To put that in some context, the pay rate of the average top CEO was roughly 320 times that of a typical worker. That ratio was 293 to 1 the year before, 61 to 1 in 1989, and a relatively benign 21 to 1 way back in 1965. (You can read the EPI’s full report, including its methodology and references, here.)

We won’t waste time comparing teachers and CEOs, but the EPI’s report does serve to illustrate the continued concentration of wealth at the very top of America’s working society. Here’s another way of looking at the gap: Over the past 40 years, the pay of the typical U.S. worker has risen 13.7 percent. During that same stretch, the average top CEO has seen compensation rise by 1,167 percent, a figure that outstrips the stock market (up 741 percent in that span) and more than triples the growth of even the top one-tenth of 1 percent of American earners.

The authors of the study, Lawrence Mishel and Jori Kandra, note that for the average CEO, only 7 percent of total compensation actually comes in the form of salary; the vast majority is stock options and awards. Thus, they loudly hoot at the notion that a CEO taking a “salary cut” during the pandemic, while cutting thousands or millions of jobs, actually means much.

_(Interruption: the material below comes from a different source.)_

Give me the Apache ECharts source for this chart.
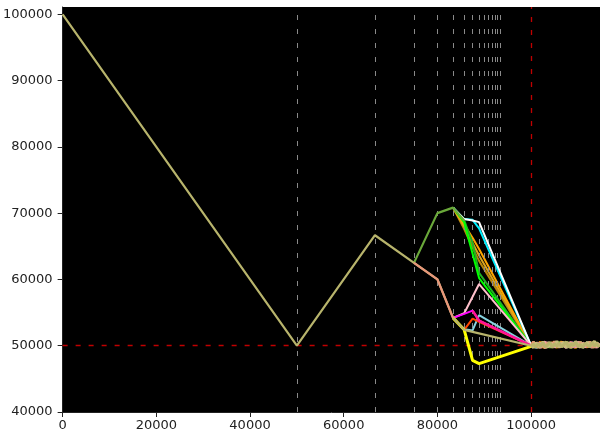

Mishel and Kandra argue that CEOs have been able to manipulate their compensation packages upward in part because they prevail over “conflicted boards of directors,” not because they are bringing something spectacular to the table. “This huge growth in CEO pay is not a reflection of the market for talent,” Kandra said in a statement accompanying the EPI report. “CEO pay can be curbed to reduce the growing gap between the highest earners and everyone else with little, if any, impact on the output of the economy or firm performance.”


Over the past 40 years, the typical US worker’s pay has risen 13.7 percent, while the average top CEO has seen compensation rise by 1,167 percent.


There’s another angle that merits a close look: In large measure, these fantastical compensation packages are tied to the stock market, which has enjoyed rapid growth in its own right and has even continued setting records during the pandemic, often because of direct manipulation of financial conditions by the Federal Reserve Board. This might lead an observer to conclude that a rising tide lifts all ships – that is, that the stock boom is good for CEOs and the typical worker alike.

In theory, it sounds plausible; after all, more than half of Americans report owning stock, according to the Gallup Poll. But as with so many things that involve the actual movement of money in the country, that number dramatically overstates the reality: A staggering 84 percent of America’s stocks are held by the wealthiest 10 percent of households. As economist Edward Wolff told the New York Times, “For the vast majority of Americans, fluctuations in the stock market have relatively little effect on their wealth – or well-being, for that matter.”

As November draws closer, U.S. voters can expect to be deluged with references to the market’s performance. It makes for a nice picture, despite the fact that economists constantly point out – to almost no avail – that the stock market is not the economy. In the meantime, more than 30 million Americans go on receiving some form of unemployment benefits, teachers scramble for basic supplies, and CEOs look forward to another record-setting compensation year.